We want to fit into a community. We’ve changed our lifestyle, our friends, our food tastes so that we can fit in. Yet, there are times when we can’t help but wonder, “Will I ever fit in?”

As a baal teshuva for about 20 years (and I’m only 36) I can honestly only recall a few times that I’ve felt like I really don’t fit into the ‘frum community’.

-There was the time I went to a shalom zachor and didn’t really know any of the songs.

– There was the time that I brought my lulav and esrog to a friends’ house for Shemini Atzeres/Simchas Torah (I’ll never make that mistake again).

– There was the time when I was asked where my father learned and I replied that he wasn’t observant.

In truth, I think, these feelings of ‘not fitting in’ are mostly self-created.

Now, I would not include general lack of a ‘learning background’ as not fitting into the ‘frum community’. We all have educational hurdles and I, personally, have used the excuse of being a ‘baal teshuva’ far too often as a crutch.

I feel that I am the one who doesn’t allow myself to always integrate into Torah observant society.

In fact from my experience that it doesn’t really make a big difference what my background is to the following people:

– Those who need me for a minyan
– The owners of seforim stores, kosher restaurants, and grocery stores where I shop
– The PTA of my children’s school who utilize my volunteer services
– The fellow Jew who I say, “Good Shabbos” to
– All of the of friends I’m make over the years

It’s a difficult issue, I know. Maybe we just focus on it too much?

Kiruv Models

I look at the different kiruv (bringing one close to Torah Judaism) groups and organizations around I often find that while each has their own derech of outreach methods and techniques there are some striking similarities between different organizations and several successful businesses.

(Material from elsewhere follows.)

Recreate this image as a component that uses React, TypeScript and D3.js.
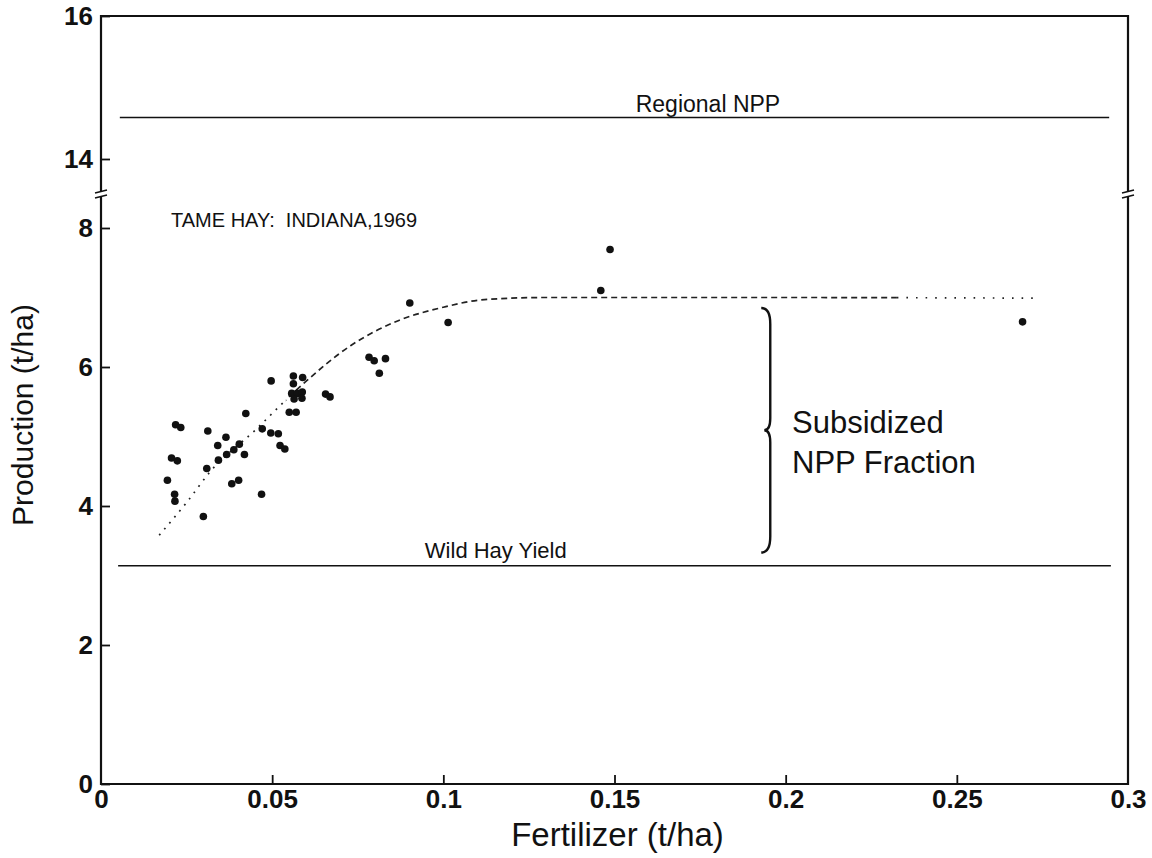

Each kiruv group is a kli (vessel) for Hashem to bring others closer to Torah Judaism. Just as no two people are the same, not every kiruv group, shul outreach program, or community kollel are the same. What works for teens doesn’t necessarily work for college students or for adults with children. The most successful outreach programs, IMHO, combine the best of the models listed below.

The Barnes & Noble model:
Create a warm friendly environment where you can browse, drink some coffee, and sit in a cozy chair and use their products. B & N offers a no pressure attitude towards making a purchase. You can come and go as you please.

This creates a friendly consumer culture that leaves a longing for more. It’s a no pressure environment that is part escape and part food for the mind.

While most people do not purchase something every time they go into a Barnes and Noble, when it does come time to buy a book, the odds are that they make their purchase in a Barnes and Noble and not think twice about the competition.
Possible examples: Youth groups, college campus organizations and outreach programs, Chassidic branches, adult Jewish learning programs or centers, shul outreach programs, various organization or yeshiva websites.

The Starbucks Coffee model:
While Starbucks is similar to Barnes & Noble (this explains why Starbucks has a contractual agreement with B & N) in the aspect of creating an escape from everyday life, yet there are differences.

Starbucks not only sells their own brand, but they sell a lifestyle that goes along with it. It’s the romance of Italy and the ‘everyday luxury’ of coffee house culture.

It even goes beyond this. Starbucks hopes that their stores become a ‘Third Place’. A place to spend your time when you are not at work or at home. They have, in fact, made their ‘Third Place’ almost everywhere you go like in grocery stores, libraries, banks, museums, and hotels. Now you don’t need an actual Starbucks Coffee shop to have your escape, you can, as they market it, “bring Starbucks to your home”, by brewing their coffee or even owning one of their self branded coffee makers.

Those who walk into a Starbucks are one of two types: those who know exactly want they want and those who don’t. When you walk in the door there is no one greeting you or directing you. If you want their product then you make the first move and order it.

Possible examples: Chassidic branches, youth groups, community kollel (as branches of yeshivos or independent institutions), branches of yeshivos.

The Gap or Apple Store model:
This model is very similar to the Starbucks model in that what is being sold is solely the company’s own product. Again, there are really two types of customers: those who know exactly want they want and those who don’t. Here is where things get interesting.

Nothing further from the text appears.